The question is: how do you, like Central Indiana and Northeast Ohio, elevate these models from single institutions to whole networks that make decisions and operate together? The answer is, unfortunately, it depends on your local constraints. What is clear that, in light of the massive federal investment coming into regions, many public and quasi-public institutions will now be building things or stimulating business formation and expansion that generate economic value. We need to extend the logic of innovative entities to whole networks involved in economic development, since networks are the key for communities to realize the full potential of their distinctive economies. Networks yield economic growth, increasing employment opportunities for a broad cross-section of workers and creating a strong fiscal base, which in turn enables local government to invest in services for local residents.

In the near term: funding networked governance, the backbone of smart metropolitan and regional economy shaping, should be an eligible (and even prioritized) activity of federal funding. Multi-year funding should give networks the stable platform they need to cohere partnerships and practice collaboration.

Over time: the virtuous cycle of job growth, value creation, enterprise formation, and tax generation should enable networked governance to be self-sustaining. Put another way, public institutions deploying investments now should think about ways to capture some of the value created by those investments and put them to public ends.

Many governments use tax increment financing (“TIF”) to forward fund infrastructure for community revitalization projects. As James Carras recently pointed out to us, Fort Lauderdale is intending to use a portion of TIF revenues to fund an entity that is revitalizing the historic Sistrunk neighborhood. This is a logical extension of current practices and underscores the fundamental point that public investment for economic development creates private wealth, and a share of this in-turn should fuel a virtuous cycle.
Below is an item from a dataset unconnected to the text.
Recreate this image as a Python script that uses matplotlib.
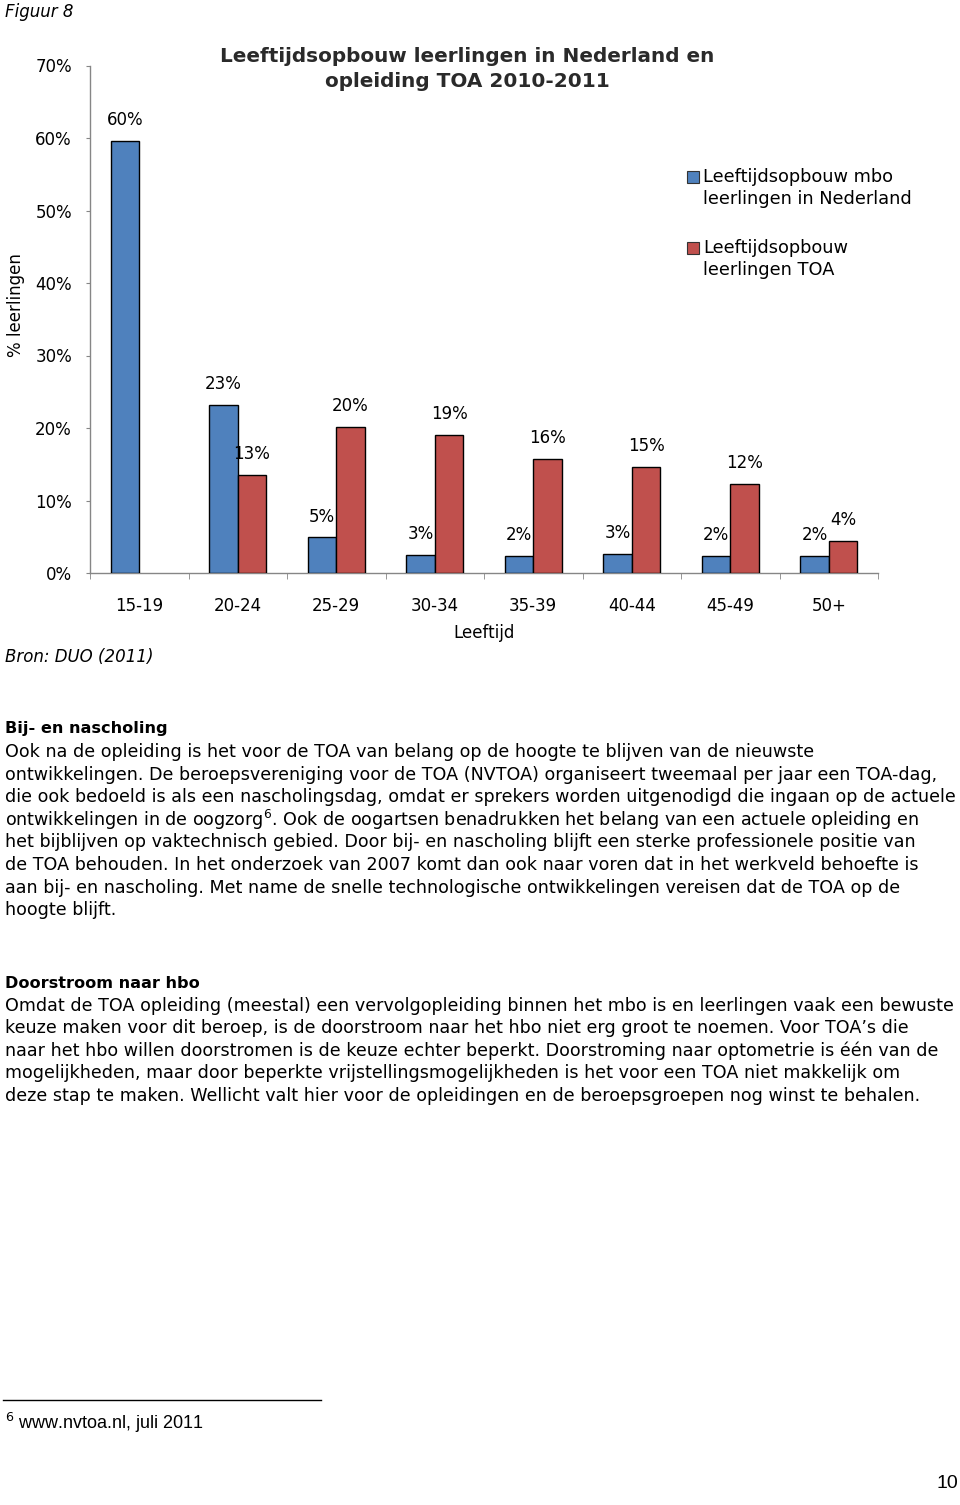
import matplotlib
matplotlib.use("Agg")
import matplotlib.pyplot as plt
import numpy as np
from matplotlib.patches import Rectangle
from matplotlib.lines import Line2D

plt.rcParams['font.family'] = ['DejaVu Sans']
plt.rcParams['mathtext.fontset'] = 'dejavusans'

# ---------------- data ----------------
categories = ["15-19", "20-24", "25-29", "30-34", "35-39", "40-44", "45-49", "50+"]
mbo_values = [59.6, 23.2, 4.9, 2.5, 2.3, 2.6, 2.4, 2.4]
toa_values = [np.nan, 13.5, 20.2, 19.0, 15.7, 14.6, 12.3, 4.4]
mbo_labels = ["60%", "23%", "5%", "3%", "2%", "3%", "2%", "2%"]
toa_labels = ["", "13%", "20%", "19%", "16%", "15%", "12%", "4%"]
y_ticks = [0, 10, 20, 30, 40, 50, 60, 70]
y_tick_labels = ["0%", "10%", "20%", "30%", "40%", "50%", "60%", "70%"]
legend_labels = ["Leeftijdsopbouw mbo\nleerlingen in Nederland",
                 "Leeftijdsopbouw\nleerlingen TOA"]
title = "Leeftijdsopbouw leerlingen in Nederland en\nopleiding TOA 2010-2011"

section1_heading = "Bij- en nascholing"
section1_lines = [
    "Ook na de opleiding is het voor de TOA van belang op de hoogte te blijven van de nieuwste",
    "ontwikkelingen. De beroepsvereniging voor de TOA (NVTOA) organiseert tweemaal per jaar een TOA-dag,",
    "die ook bedoeld is als een nascholingsdag, omdat er sprekers worden uitgenodigd die ingaan op de actuele",
    "ontwikkelingen in de oogzorg$^{6}$. Ook de oogartsen benadrukken het belang van een actuele opleiding en",
    "het bijblijven op vaktechnisch gebied. Door bij- en nascholing blijft een sterke professionele positie van",
    "de TOA behouden. In het onderzoek van 2007 komt dan ook naar voren dat in het werkveld behoefte is",
    "aan bij- en nascholing. Met name de snelle technologische ontwikkelingen vereisen dat de TOA op de",
    "hoogte blijft.",
]
section2_heading = "Doorstroom naar hbo"
section2_lines = [
    "Omdat de TOA opleiding (meestal) een vervolgopleiding binnen het mbo is en leerlingen vaak een bewuste",
    "keuze maken voor dit beroep, is de doorstroom naar het hbo niet erg groot te noemen. Voor TOA\u2019s die",
    "naar het hbo willen doorstromen is de keuze echter beperkt. Doorstroming naar optometrie is \u00e9\u00e9n van de",
    "mogelijkheden, maar door beperkte vrijstellingsmogelijkheden is het voor een TOA niet makkelijk om",
    "deze stap te maken. Wellicht valt hier voor de opleidingen en de beroepsgroepen nog winst te behalen.",
]
footnote = "$^{6}$ www.nvtoa.nl, juli 2011"
page_number = "10"

# ---------------- figure ----------------
W, H = 960, 1505
fig = plt.figure(figsize=(W / 100, H / 100), dpi=100)
fig.patch.set_facecolor("white")

def fx(px):
    return px / W

def fy(py):
    return 1 - py / H

ax_left, ax_right, ax_top, ax_bottom = 90, 878, 65.5, 573
ax = fig.add_axes([fx(ax_left), fy(ax_bottom), fx(ax_right - ax_left), (ax_bottom - ax_top) / H])

blue = "#4F81BD"
red = "#C0504D"
axis_gray = "#868686"

x = np.arange(len(categories))
bw = 0.29
ax.bar(x - bw / 2, mbo_values, bw, color=blue, edgecolor="black", linewidth=1.0, zorder=3)
ax.bar(x + bw / 2, toa_values, bw, color=red, edgecolor="black", linewidth=1.0, zorder=3)

for xi, v, lab in zip(x, mbo_values, mbo_labels):
    if lab and not np.isnan(v):
        ax.annotate(lab, (xi - bw / 2, v), xytext=(0, 15), textcoords="offset points",
                    ha="center", va="center", fontsize=12)
for xi, v, lab in zip(x, toa_values, toa_labels):
    if lab and not np.isnan(v):
        ax.annotate(lab, (xi + bw / 2, v), xytext=(0, 15), textcoords="offset points",
                    ha="center", va="center", fontsize=12)

ax.set_xlim(-0.5, len(categories) - 0.5)
ax.set_ylim(0, 70)
ax.set_yticks(y_ticks)
ax.set_yticklabels(y_tick_labels, fontsize=12)
ax.set_xticks(x)
ax.set_xticklabels(categories, fontsize=12)
ax.set_xticks(np.arange(-0.5, len(categories) + 0.5, 1.0), minor=True)
ax.tick_params(axis="x", which="major", length=0, pad=17)
ax.tick_params(axis="x", which="minor", length=4, color=axis_gray, direction="out")
ax.tick_params(axis="y", length=3, color=axis_gray, pad=10, direction="out")
for s in ["top", "right"]:
    ax.spines[s].set_visible(False)
for s in ["left", "bottom"]:
    ax.spines[s].set_color(axis_gray)
    ax.spines[s].set_linewidth(1.0)

fig.text(fx(484), fy(633), "Leeftijd", ha="center", va="center", fontsize=12)
fig.text(fx(16), fy(305), "% leerlingen", ha="center", va="center", rotation=90, fontsize=12)
fig.text(fx(467), fy(69), title, ha="center", va="center", fontsize=14.4, fontweight="bold",
         color="#2a2a2a", linespacing=1.45)

# legend
for i, (col, lab) in enumerate(zip([blue, red], legend_labels)):
    top = 171 + i * 71
    fig.add_artist(Rectangle((fx(687), fy(top + 12)), fx(12), 12 / H, transform=fig.transFigure,
                             facecolor=col, edgecolor="#333333", linewidth=0.8))
    fig.text(fx(703), fy(top + 17), lab, ha="left", va="center", fontsize=12.8, linespacing=1.25)

fig.text(fx(5), fy(12), "Figuur 8", ha="left", va="center", fontsize=12, style="italic")
fig.text(fx(5), fy(657), "Bron: DUO (2011)", ha="left", va="center", fontsize=12, style="italic")

# body text
head_fs = 11.6
body_fs = 12.6
fig.text(fx(5), fy(729), section1_heading, ha="left", va="center", fontsize=head_fs, fontweight="bold")
for i, line in enumerate(section1_lines):
    fig.text(fx(5), fy(752 + i * 22.6), line, ha="left", va="center", fontsize=body_fs)

fig.text(fx(5), fy(983), section2_heading, ha="left", va="center", fontsize=head_fs, fontweight="bold")
for i, line in enumerate(section2_lines):
    fig.text(fx(5), fy(1006 + i * 22.4), line, ha="left", va="center", fontsize=body_fs)

fig.add_artist(Line2D([fx(3), fx(321)], [fy(1400), fy(1400)], transform=fig.transFigure,
                      color="black", linewidth=1.0))
fig.text(fx(5), fy(1423), footnote, ha="left", va="center", fontsize=13,
         family="Liberation Sans")
fig.text(fx(958), fy(1483), page_number, ha="right", va="center", fontsize=14,
         family="Liberation Sans")

fig.savefig("out.png", dpi=100, facecolor="white")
In some respects, we are borrowing the insights of Mariana Mazzucato who has long focused on the role publicly funded technological innovation has played in the scaling of many of the world’s biggest companies. We similarly focus on the market value that investments in advanced economic development create.

The evidence is clear: networks and networked governance are critical to the growth of the US industrial base. It’s time we move beyond the first order deployment of federal government appropriations and consider funding these networks thorough the market value they create. Given the huge volume of federal investments in innovation and infrastructure currently making their ways into local communities, now is the time to act!


Bruce Katz is the Founding Director, and Colin Higgins is the Deputy Director, of the Nowak Metro Finance Lab at Drexel University.